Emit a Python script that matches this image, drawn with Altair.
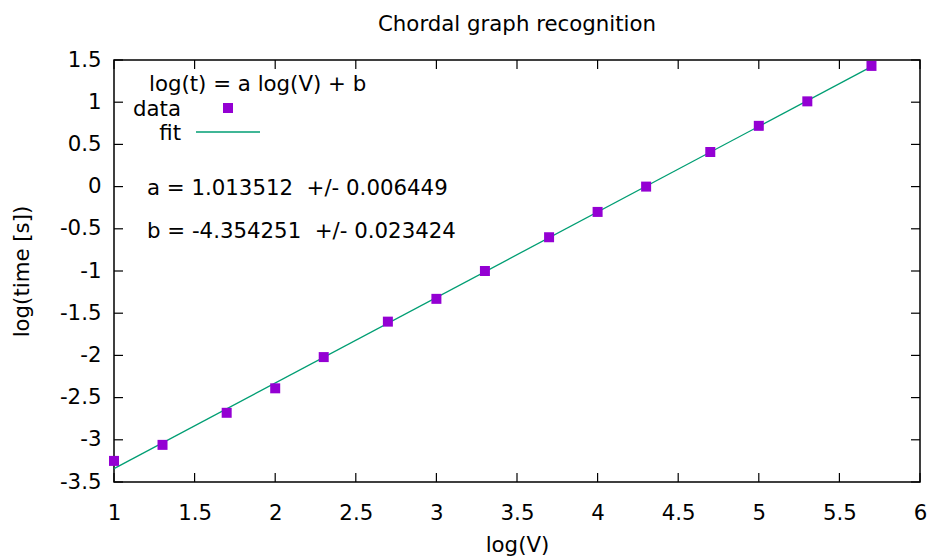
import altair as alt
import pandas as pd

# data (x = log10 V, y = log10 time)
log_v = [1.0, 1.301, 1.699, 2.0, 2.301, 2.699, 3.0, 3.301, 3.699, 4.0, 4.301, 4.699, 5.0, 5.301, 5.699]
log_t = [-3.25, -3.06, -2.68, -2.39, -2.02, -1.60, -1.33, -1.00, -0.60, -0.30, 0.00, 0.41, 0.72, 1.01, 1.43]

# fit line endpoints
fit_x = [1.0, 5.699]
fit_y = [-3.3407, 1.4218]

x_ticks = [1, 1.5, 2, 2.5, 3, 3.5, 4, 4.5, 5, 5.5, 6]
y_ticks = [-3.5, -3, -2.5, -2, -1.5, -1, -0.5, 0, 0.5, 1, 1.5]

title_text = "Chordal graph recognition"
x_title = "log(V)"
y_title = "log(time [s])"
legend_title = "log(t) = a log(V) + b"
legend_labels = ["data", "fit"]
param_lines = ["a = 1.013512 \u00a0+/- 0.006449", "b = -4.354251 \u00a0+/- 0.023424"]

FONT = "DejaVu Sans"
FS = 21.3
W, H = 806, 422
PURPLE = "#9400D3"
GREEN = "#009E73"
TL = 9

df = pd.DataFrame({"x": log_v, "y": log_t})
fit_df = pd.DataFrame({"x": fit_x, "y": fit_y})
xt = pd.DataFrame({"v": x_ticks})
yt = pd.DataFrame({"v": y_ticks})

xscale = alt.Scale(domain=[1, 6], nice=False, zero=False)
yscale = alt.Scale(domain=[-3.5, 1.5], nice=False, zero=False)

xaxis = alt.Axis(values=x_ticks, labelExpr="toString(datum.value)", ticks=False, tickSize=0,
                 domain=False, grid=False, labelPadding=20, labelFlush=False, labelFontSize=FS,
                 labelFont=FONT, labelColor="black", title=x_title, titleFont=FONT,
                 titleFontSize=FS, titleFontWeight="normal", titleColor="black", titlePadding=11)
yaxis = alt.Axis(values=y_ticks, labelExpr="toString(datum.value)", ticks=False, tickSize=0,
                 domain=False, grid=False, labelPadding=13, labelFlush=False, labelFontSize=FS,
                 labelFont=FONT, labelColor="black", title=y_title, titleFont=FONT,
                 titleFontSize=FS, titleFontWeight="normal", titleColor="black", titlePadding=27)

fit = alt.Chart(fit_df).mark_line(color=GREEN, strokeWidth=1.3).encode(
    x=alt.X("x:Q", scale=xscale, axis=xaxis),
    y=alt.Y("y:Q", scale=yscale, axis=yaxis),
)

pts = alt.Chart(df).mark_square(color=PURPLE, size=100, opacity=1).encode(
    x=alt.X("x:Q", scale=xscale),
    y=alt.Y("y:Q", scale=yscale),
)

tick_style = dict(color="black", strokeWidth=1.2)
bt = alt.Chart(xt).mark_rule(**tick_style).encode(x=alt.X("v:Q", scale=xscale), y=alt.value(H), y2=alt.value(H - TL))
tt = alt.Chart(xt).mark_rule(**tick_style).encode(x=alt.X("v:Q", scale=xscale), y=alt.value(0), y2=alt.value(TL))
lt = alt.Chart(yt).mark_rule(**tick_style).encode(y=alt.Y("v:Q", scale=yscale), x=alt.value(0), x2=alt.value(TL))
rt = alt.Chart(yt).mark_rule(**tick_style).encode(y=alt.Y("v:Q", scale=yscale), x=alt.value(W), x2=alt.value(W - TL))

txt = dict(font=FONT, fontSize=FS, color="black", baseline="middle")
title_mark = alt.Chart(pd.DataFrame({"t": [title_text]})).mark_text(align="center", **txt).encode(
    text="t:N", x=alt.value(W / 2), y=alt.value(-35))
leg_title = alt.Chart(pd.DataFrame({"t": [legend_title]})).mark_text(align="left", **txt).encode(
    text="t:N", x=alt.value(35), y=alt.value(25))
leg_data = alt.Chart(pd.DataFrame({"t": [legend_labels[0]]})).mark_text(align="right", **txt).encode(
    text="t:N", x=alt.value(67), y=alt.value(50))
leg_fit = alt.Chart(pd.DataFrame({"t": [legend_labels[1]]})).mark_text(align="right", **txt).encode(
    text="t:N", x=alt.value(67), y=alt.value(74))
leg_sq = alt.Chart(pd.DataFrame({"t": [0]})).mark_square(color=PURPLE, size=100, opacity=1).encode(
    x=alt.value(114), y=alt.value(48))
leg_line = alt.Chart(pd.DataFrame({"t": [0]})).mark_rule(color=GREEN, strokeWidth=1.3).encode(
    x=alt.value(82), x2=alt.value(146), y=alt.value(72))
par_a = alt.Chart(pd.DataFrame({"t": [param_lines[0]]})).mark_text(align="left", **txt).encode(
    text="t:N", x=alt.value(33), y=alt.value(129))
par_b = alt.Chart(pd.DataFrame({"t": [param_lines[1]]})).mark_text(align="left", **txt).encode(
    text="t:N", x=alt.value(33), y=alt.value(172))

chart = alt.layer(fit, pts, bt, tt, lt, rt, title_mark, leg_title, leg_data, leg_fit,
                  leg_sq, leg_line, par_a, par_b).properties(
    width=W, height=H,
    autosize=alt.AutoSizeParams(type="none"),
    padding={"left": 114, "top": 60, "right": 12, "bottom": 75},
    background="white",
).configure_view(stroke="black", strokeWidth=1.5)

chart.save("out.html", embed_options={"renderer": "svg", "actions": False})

==================================================

Task prompt. Without the pictures, repeat the listing above exactly.

Reply.
Emit a Python script that matches this image, drawn with Altair.
import altair as alt
import pandas as pd

# data (x = log10 V, y = log10 time)
log_v = [1.0, 1.301, 1.699, 2.0, 2.301, 2.699, 3.0, 3.301, 3.699, 4.0, 4.301, 4.699, 5.0, 5.301, 5.699]
log_t = [-3.25, -3.06, -2.68, -2.39, -2.02, -1.60, -1.33, -1.00, -0.60, -0.30, 0.00, 0.41, 0.72, 1.01, 1.43]

# fit line endpoints
fit_x = [1.0, 5.699]
fit_y = [-3.3407, 1.4218]

x_ticks = [1, 1.5, 2, 2.5, 3, 3.5, 4, 4.5, 5, 5.5, 6]
y_ticks = [-3.5, -3, -2.5, -2, -1.5, -1, -0.5, 0, 0.5, 1, 1.5]

title_text = "Chordal graph recognition"
x_title = "log(V)"
y_title = "log(time [s])"
legend_title = "log(t) = a log(V) + b"
legend_labels = ["data", "fit"]
param_lines = ["a = 1.013512 \u00a0+/- 0.006449", "b = -4.354251 \u00a0+/- 0.023424"]

FONT = "DejaVu Sans"
FS = 21.3
W, H = 806, 422
PURPLE = "#9400D3"
GREEN = "#009E73"
TL = 9

df = pd.DataFrame({"x": log_v, "y": log_t})
fit_df = pd.DataFrame({"x": fit_x, "y": fit_y})
xt = pd.DataFrame({"v": x_ticks})
yt = pd.DataFrame({"v": y_ticks})

xscale = alt.Scale(domain=[1, 6], nice=False, zero=False)
yscale = alt.Scale(domain=[-3.5, 1.5], nice=False, zero=False)

xaxis = alt.Axis(values=x_ticks, labelExpr="toString(datum.value)", ticks=False, tickSize=0,
                 domain=False, grid=False, labelPadding=20, labelFlush=False, labelFontSize=FS,
                 labelFont=FONT, labelColor="black", title=x_title, titleFont=FONT,
                 titleFontSize=FS, titleFontWeight="normal", titleColor="black", titlePadding=11)
yaxis = alt.Axis(values=y_ticks, labelExpr="toString(datum.value)", ticks=False, tickSize=0,
                 domain=False, grid=False, labelPadding=13, labelFlush=False, labelFontSize=FS,
                 labelFont=FONT, labelColor="black", title=y_title, titleFont=FONT,
                 titleFontSize=FS, titleFontWeight="normal", titleColor="black", titlePadding=27)

fit = alt.Chart(fit_df).mark_line(color=GREEN, strokeWidth=1.3).encode(
    x=alt.X("x:Q", scale=xscale, axis=xaxis),
    y=alt.Y("y:Q", scale=yscale, axis=yaxis),
)

pts = alt.Chart(df).mark_square(color=PURPLE, size=100, opacity=1).encode(
    x=alt.X("x:Q", scale=xscale),
    y=alt.Y("y:Q", scale=yscale),
)

tick_style = dict(color="black", strokeWidth=1.2)
bt = alt.Chart(xt).mark_rule(**tick_style).encode(x=alt.X("v:Q", scale=xscale), y=alt.value(H), y2=alt.value(H - TL))
tt = alt.Chart(xt).mark_rule(**tick_style).encode(x=alt.X("v:Q", scale=xscale), y=alt.value(0), y2=alt.value(TL))
lt = alt.Chart(yt).mark_rule(**tick_style).encode(y=alt.Y("v:Q", scale=yscale), x=alt.value(0), x2=alt.value(TL))
rt = alt.Chart(yt).mark_rule(**tick_style).encode(y=alt.Y("v:Q", scale=yscale), x=alt.value(W), x2=alt.value(W - TL))

txt = dict(font=FONT, fontSize=FS, color="black", baseline="middle")
title_mark = alt.Chart(pd.DataFrame({"t": [title_text]})).mark_text(align="center", **txt).encode(
    text="t:N", x=alt.value(W / 2), y=alt.value(-35))
leg_title = alt.Chart(pd.DataFrame({"t": [legend_title]})).mark_text(align="left", **txt).encode(
    text="t:N", x=alt.value(35), y=alt.value(25))
leg_data = alt.Chart(pd.DataFrame({"t": [legend_labels[0]]})).mark_text(align="right", **txt).encode(
    text="t:N", x=alt.value(67), y=alt.value(50))
leg_fit = alt.Chart(pd.DataFrame({"t": [legend_labels[1]]})).mark_text(align="right", **txt).encode(
    text="t:N", x=alt.value(67), y=alt.value(74))
leg_sq = alt.Chart(pd.DataFrame({"t": [0]})).mark_square(color=PURPLE, size=100, opacity=1).encode(
    x=alt.value(114), y=alt.value(48))
leg_line = alt.Chart(pd.DataFrame({"t": [0]})).mark_rule(color=GREEN, strokeWidth=1.3).encode(
    x=alt.value(82), x2=alt.value(146), y=alt.value(72))
par_a = alt.Chart(pd.DataFrame({"t": [param_lines[0]]})).mark_text(align="left", **txt).encode(
    text="t:N", x=alt.value(33), y=alt.value(129))
par_b = alt.Chart(pd.DataFrame({"t": [param_lines[1]]})).mark_text(align="left", **txt).encode(
    text="t:N", x=alt.value(33), y=alt.value(172))

chart = alt.layer(fit, pts, bt, tt, lt, rt, title_mark, leg_title, leg_data, leg_fit,
                  leg_sq, leg_line, par_a, par_b).properties(
    width=W, height=H,
    autosize=alt.AutoSizeParams(type="none"),
    padding={"left": 114, "top": 60, "right": 12, "bottom": 75},
    background="white",
).configure_view(stroke="black", strokeWidth=1.5)

chart.save("out.html", embed_options={"renderer": "svg", "actions": False})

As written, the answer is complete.